• Source excerpt:
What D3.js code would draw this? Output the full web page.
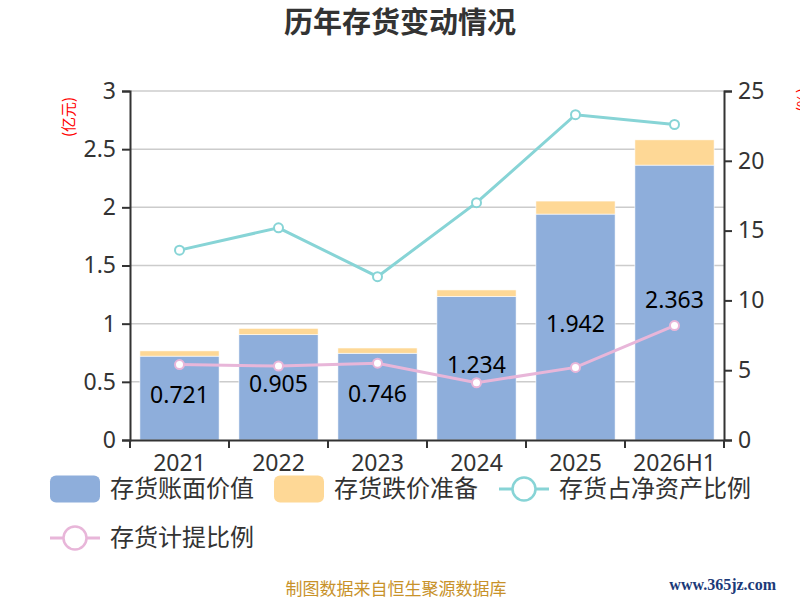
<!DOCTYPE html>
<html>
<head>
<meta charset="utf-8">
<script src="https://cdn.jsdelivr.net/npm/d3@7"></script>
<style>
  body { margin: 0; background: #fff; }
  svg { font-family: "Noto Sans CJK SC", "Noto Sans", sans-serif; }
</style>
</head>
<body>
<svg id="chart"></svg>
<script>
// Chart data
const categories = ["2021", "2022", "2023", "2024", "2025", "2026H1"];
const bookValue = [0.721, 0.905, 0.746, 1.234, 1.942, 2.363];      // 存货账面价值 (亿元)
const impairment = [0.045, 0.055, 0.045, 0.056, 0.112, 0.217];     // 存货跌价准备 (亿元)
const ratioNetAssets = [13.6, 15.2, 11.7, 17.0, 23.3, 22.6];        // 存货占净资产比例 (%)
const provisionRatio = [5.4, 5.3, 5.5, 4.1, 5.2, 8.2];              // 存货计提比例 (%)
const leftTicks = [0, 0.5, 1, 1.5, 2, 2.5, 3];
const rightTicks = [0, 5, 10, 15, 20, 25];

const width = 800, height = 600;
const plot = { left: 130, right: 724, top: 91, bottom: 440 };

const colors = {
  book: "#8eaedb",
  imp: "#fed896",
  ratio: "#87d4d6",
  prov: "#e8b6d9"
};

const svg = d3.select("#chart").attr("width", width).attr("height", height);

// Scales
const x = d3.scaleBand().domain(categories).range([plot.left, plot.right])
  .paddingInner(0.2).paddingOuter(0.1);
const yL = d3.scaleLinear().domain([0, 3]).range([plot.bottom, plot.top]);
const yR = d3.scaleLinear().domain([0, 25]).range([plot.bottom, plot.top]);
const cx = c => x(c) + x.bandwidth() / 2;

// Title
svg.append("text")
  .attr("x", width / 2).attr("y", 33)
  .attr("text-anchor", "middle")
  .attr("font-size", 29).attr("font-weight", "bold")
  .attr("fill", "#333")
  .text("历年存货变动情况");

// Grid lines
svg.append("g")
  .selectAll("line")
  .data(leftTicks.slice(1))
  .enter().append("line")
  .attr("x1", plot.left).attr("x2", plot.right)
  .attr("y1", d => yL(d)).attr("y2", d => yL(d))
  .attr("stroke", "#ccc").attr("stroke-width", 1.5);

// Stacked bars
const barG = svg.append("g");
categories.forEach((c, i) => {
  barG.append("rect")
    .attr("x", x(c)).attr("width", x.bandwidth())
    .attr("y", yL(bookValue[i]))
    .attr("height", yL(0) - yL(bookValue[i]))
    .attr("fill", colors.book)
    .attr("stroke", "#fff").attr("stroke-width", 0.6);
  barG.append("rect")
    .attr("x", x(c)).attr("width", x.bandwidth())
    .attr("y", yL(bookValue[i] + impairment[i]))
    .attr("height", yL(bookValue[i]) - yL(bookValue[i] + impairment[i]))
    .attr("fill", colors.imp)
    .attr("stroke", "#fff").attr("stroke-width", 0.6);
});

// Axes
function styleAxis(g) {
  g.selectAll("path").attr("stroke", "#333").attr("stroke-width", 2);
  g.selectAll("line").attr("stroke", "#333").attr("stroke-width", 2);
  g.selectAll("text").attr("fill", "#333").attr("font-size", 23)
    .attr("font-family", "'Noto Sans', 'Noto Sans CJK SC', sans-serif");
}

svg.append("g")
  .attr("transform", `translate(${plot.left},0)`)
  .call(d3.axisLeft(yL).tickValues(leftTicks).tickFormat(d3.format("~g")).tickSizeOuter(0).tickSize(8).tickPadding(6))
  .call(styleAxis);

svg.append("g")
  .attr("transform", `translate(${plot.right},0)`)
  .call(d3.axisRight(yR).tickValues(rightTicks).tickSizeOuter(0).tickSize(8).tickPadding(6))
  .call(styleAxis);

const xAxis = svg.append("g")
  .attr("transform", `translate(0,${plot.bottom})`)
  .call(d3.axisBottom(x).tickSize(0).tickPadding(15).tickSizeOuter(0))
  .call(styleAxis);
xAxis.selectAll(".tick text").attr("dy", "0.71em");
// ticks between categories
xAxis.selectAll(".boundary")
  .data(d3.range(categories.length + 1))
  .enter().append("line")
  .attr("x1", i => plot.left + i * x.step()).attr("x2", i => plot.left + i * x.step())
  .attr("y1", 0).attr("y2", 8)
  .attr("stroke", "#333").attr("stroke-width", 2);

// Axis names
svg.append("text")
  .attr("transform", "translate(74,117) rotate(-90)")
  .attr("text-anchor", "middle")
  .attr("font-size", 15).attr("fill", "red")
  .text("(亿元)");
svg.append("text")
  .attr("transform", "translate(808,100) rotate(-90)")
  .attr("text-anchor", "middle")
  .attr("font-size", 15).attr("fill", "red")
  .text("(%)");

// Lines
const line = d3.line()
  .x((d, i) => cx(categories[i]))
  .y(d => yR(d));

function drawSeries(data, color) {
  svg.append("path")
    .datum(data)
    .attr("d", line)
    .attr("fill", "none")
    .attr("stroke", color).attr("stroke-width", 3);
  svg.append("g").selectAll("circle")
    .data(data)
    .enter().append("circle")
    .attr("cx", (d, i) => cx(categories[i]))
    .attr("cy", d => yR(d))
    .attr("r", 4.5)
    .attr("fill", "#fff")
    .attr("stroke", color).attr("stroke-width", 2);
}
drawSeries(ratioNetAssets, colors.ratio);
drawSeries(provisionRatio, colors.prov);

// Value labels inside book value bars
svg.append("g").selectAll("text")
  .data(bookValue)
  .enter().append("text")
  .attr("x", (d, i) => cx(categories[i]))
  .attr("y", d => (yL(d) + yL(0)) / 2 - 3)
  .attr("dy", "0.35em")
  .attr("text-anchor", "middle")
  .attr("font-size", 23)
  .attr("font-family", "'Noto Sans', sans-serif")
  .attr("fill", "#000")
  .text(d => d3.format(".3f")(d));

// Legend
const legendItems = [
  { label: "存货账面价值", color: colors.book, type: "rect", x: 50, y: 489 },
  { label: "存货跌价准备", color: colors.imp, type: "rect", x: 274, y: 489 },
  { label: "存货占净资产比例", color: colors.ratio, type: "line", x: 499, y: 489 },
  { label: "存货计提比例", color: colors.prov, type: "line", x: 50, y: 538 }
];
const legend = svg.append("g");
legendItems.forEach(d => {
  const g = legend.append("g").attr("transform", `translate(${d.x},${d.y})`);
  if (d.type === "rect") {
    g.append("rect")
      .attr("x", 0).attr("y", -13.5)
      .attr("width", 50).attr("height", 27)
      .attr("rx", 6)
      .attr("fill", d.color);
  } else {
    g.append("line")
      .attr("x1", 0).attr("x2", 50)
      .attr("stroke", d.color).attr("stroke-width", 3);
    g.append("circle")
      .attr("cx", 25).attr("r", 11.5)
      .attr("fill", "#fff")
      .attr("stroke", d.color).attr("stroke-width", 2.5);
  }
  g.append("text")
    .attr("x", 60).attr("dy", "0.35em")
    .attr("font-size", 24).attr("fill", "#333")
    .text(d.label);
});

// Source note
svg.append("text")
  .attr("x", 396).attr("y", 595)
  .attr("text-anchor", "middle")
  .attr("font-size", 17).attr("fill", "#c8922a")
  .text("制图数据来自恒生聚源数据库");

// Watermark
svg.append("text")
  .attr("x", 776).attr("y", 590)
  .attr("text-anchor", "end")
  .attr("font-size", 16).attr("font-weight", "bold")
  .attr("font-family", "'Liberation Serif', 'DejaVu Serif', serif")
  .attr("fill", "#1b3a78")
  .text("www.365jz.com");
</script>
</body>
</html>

• Exercise objective: Set down again, exactly, the lines of the material above from its first line to the one with "const cx = c => x(c) + x.bandwidth() / 2;", inclusive. Leave the pictures out.

• Solved problem:
What D3.js code would draw this? Output the full web page.
<!DOCTYPE html>
<html>
<head>
<meta charset="utf-8">
<script src="https://cdn.jsdelivr.net/npm/d3@7"></script>
<style>
  body { margin: 0; background: #fff; }
  svg { font-family: "Noto Sans CJK SC", "Noto Sans", sans-serif; }
</style>
</head>
<body>
<svg id="chart"></svg>
<script>
// Chart data
const categories = ["2021", "2022", "2023", "2024", "2025", "2026H1"];
const bookValue = [0.721, 0.905, 0.746, 1.234, 1.942, 2.363];      // 存货账面价值 (亿元)
const impairment = [0.045, 0.055, 0.045, 0.056, 0.112, 0.217];     // 存货跌价准备 (亿元)
const ratioNetAssets = [13.6, 15.2, 11.7, 17.0, 23.3, 22.6];        // 存货占净资产比例 (%)
const provisionRatio = [5.4, 5.3, 5.5, 4.1, 5.2, 8.2];              // 存货计提比例 (%)
const leftTicks = [0, 0.5, 1, 1.5, 2, 2.5, 3];
const rightTicks = [0, 5, 10, 15, 20, 25];

const width = 800, height = 600;
const plot = { left: 130, right: 724, top: 91, bottom: 440 };

const colors = {
  book: "#8eaedb",
  imp: "#fed896",
  ratio: "#87d4d6",
  prov: "#e8b6d9"
};

const svg = d3.select("#chart").attr("width", width).attr("height", height);

// Scales
const x = d3.scaleBand().domain(categories).range([plot.left, plot.right])
  .paddingInner(0.2).paddingOuter(0.1);
const yL = d3.scaleLinear().domain([0, 3]).range([plot.bottom, plot.top]);
const yR = d3.scaleLinear().domain([0, 25]).range([plot.bottom, plot.top]);
const cx = c => x(c) + x.bandwidth() / 2;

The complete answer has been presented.